Stability and passivity analysis of semilinear diffusion PDEs with time-delays

Abstract

In the present paper, sufficient conditions for the exponential stability and passivity analysis of nonlinear diffusion partial differential equations (PDEs) with infinite distributed and discrete time-varying delays are derived. Such systems arise in many applications, e.g. in population dynamics and in heat flows. The existing Lyapunov-based results on the stability of diffusion nonlinear PDEs treat either systems with infinite delays or the ones with discrete slowly varying delays (with the delay-derivatives upper bounded by d< 1), where the conditions are delay-independent in the discrete delays.
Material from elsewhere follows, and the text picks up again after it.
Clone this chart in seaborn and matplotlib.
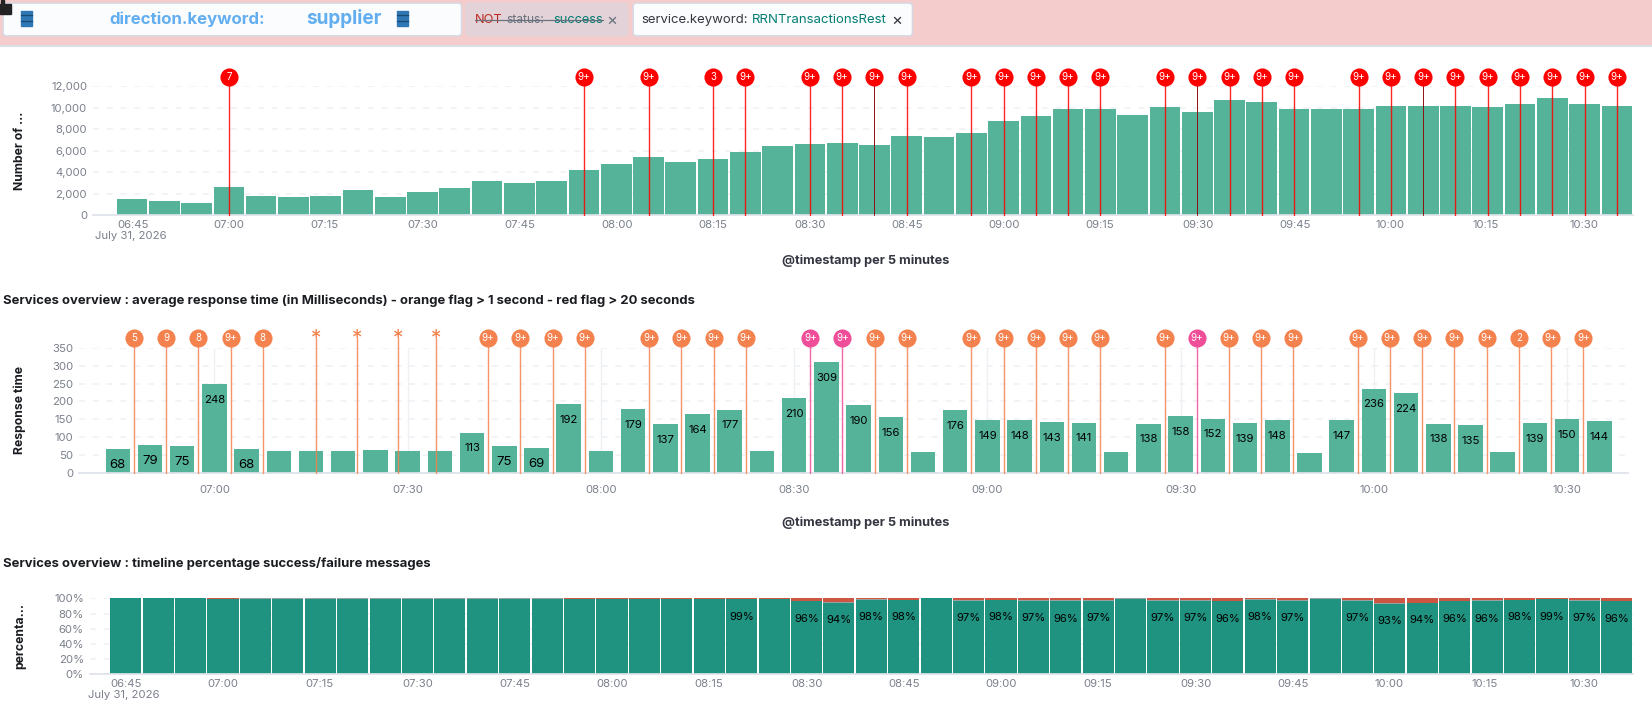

In this paper, we introduce the Lyapunov-based analysis of semilinear diffusion PDEs with fast-varying(without any constraints on the delay-derivative) discrete and infinite distributed delays. Two novel methods are suggested leading to conditions in terms of linear matrix inequalities. The first one provides delay-independent with respect to discrete delays stability criterion via combination of Lyapunov–Krasovskii functionals and of the Halanay inequality. Note that the Halanay inequality is not applicable to the passivity analysis. Therefore, the second method develops the direct Lyapunov–Krasovskii method via the descriptor approach that leads to delay-dependent (in discrete delays) conditions for the exponential stability and passivity. Numerical examples illustrate the efficiency of the methods.